Storing data

Storing and accessing data in blocks.

The default storage mechanism for UP42 is stateless, in that each job that runs does not have access to the results of previous jobs.

Additionally, each block only has the output data from the previous block available, meaning that if you want to combine results from the previous block with results from another block several steps back in the workflow, you must either pass that data forward, or store it in another location for later access.

While a more permanent solution is on the platform roadmap, in the meantime you can use the following technique to store data for access outside the existing mechanism:

For example, given the following steps:

  1. Fetch a Sentinel-2 full scene.

  2. Create a cloud-optimized GeoTIFF from the SAFE archive.

  3. Store the COG for later use in another workflow.
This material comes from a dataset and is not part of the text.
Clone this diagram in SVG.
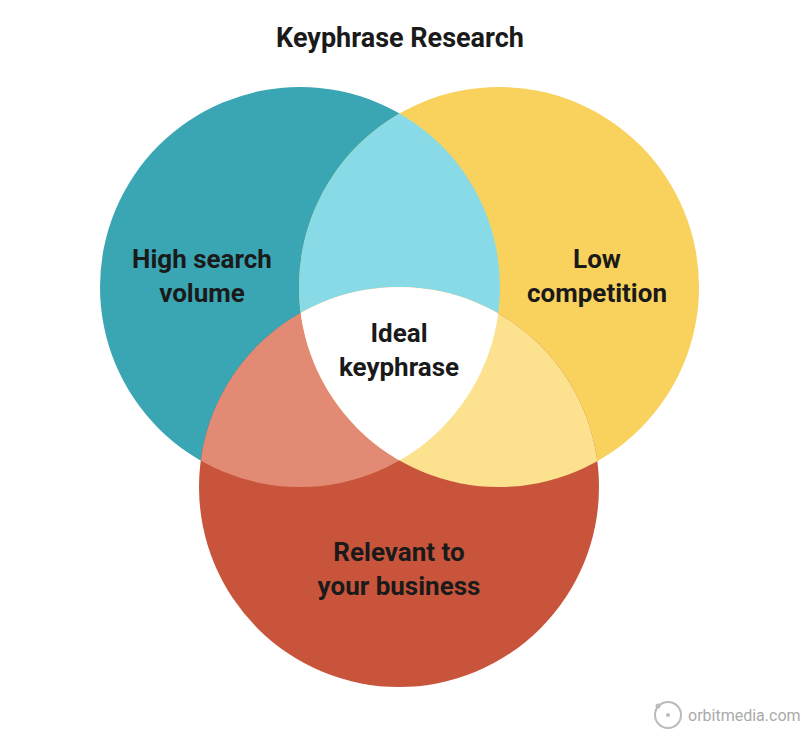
<svg xmlns="http://www.w3.org/2000/svg" width="800" height="741" viewBox="0 0 800 741">
<style>
.l{font-family:"Roboto","Liberation Sans",sans-serif;font-weight:bold;font-size:26px;fill:#1a1a1a;text-anchor:middle}
</style>
<defs>
<clipPath id="cA"><circle cx="300" cy="287" r="200"/></clipPath>
<clipPath id="cB"><circle cx="499" cy="287" r="200"/></clipPath>
<clipPath id="cC"><circle cx="399" cy="487" r="200"/></clipPath>
</defs>
<rect width="800" height="741" fill="#fff"/>
<text x="400" y="47" class="l" style="font-size:27px">Keyphrase Research</text>
<g id="volume"><circle cx="300" cy="287" r="200" fill="#3AA6B4"/></g>
<g id="competition"><circle cx="499" cy="287" r="200" fill="#F8D25D"/></g>
<g id="relevant"><circle cx="399" cy="487" r="200" fill="#C8553B"/></g>
<g id="overlaps">
<circle cx="499" cy="287" r="200" fill="#88DBE6" clip-path="url(#cA)"/>
<circle cx="399" cy="487" r="200" fill="#E38A75" clip-path="url(#cA)"/>
<circle cx="399" cy="487" r="200" fill="#FCE28E" clip-path="url(#cB)"/>
<g clip-path="url(#cA)"><circle cx="399" cy="487" r="200" fill="#fff" clip-path="url(#cB)"/></g>
</g>
<text class="l"><tspan x="202" y="268">High search</tspan><tspan x="202" y="302">volume</tspan></text>
<text class="l"><tspan x="597" y="268">Low</tspan><tspan x="597" y="302">competition</tspan></text>
<text class="l"><tspan x="399" y="342">Ideal</tspan><tspan x="399" y="376">keyphrase</tspan></text>
<text class="l"><tspan x="399" y="561">Relevant to</tspan><tspan x="399" y="595">your business</tspan></text>
<g id="logo" fill="none" stroke="#bbb" stroke-width="2">
<circle cx="668" cy="715" r="13"/>
<circle cx="668" cy="715" r="2" fill="#bbb" stroke="none"/>
<circle cx="658" cy="706" r="2.5" fill="#bbb" stroke="none"/>
<text x="688" y="721" font-family="Roboto,'Liberation Sans',sans-serif" font-size="16" fill="#aaa" stroke="none">orbitmedia.com</text>
</g>
</svg>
you could set up the workflow as follows:

  1. Use the existing data block Sentinel-2 L1C (SAFE) to fetch the scene you want

  2. Build a custom block to process SAFE files into a COG

  • This block would read the data as usual from the /tmp/input directory

  • Instead of writing to /tmp/output it would push the resulting COG to your own storage solution

In this example, your custom block would be set up to have no output capabilities, and no output data, except perhaps some JSON describing what was processed. In this scenario, we would still recommend keeping the output JSON in the GeoJSON format, but this could be simply a feature collection describing the scenes that were processed with some basic, suitable metadata.